The timing could not be more pressing. We speak endlessly of brain drain, youth migration and remittance dependency, and rightly so. Remittances today constitute 28 percent of Nepal’s GDP, and 2,230 young Nepalis leave daily with work permits in hand. Against this backdrop, turning away a community of nearly 140,000 Nepali-speaking people in Western countries—people who want to invest in Nepal, spend in dollars and strengthen ties with their cultural homeland—is a missed opportunity disguised as policy failure.

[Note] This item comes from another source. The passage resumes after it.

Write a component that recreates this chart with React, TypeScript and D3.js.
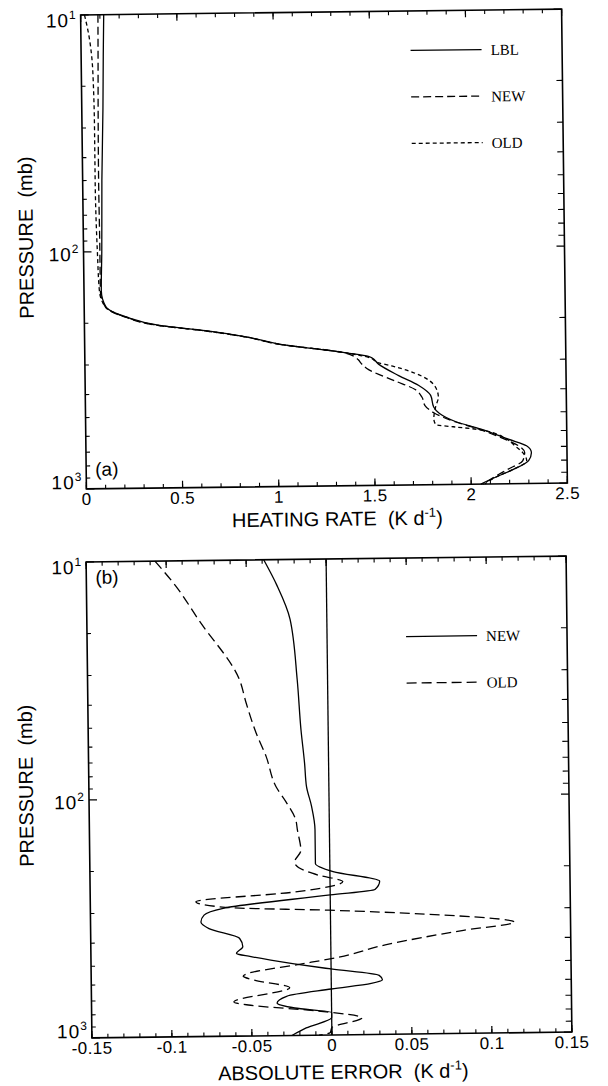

The government’s proposed annual diaspora bond programme of Rs1 trillion has genuine potential, but only if the architecture is right. Israel built a $52 billion diaspora bond programme over seven decades by making entry as affordable as $100. Nepal would do well to adopt the same philosophy: Lower the threshold and widen the eligibility. If we formally invite this community into our Visit Nepal campaign, they will return to the West as Nepal’s most credible ambassadors, carrying our culture, our story and our investment case into the corridors of Western society. Their knowledge, economic weight, soft power and innovative capacity are assets Nepal can no longer afford to overlook. Parliament will scrutinise this draft, as it should. But scrutiny should sharpen inclusion, not justify exclusion. How to include people, under what framework, and with what protections; these are legitimate legislative questions. Whether to include at all should not be one of them.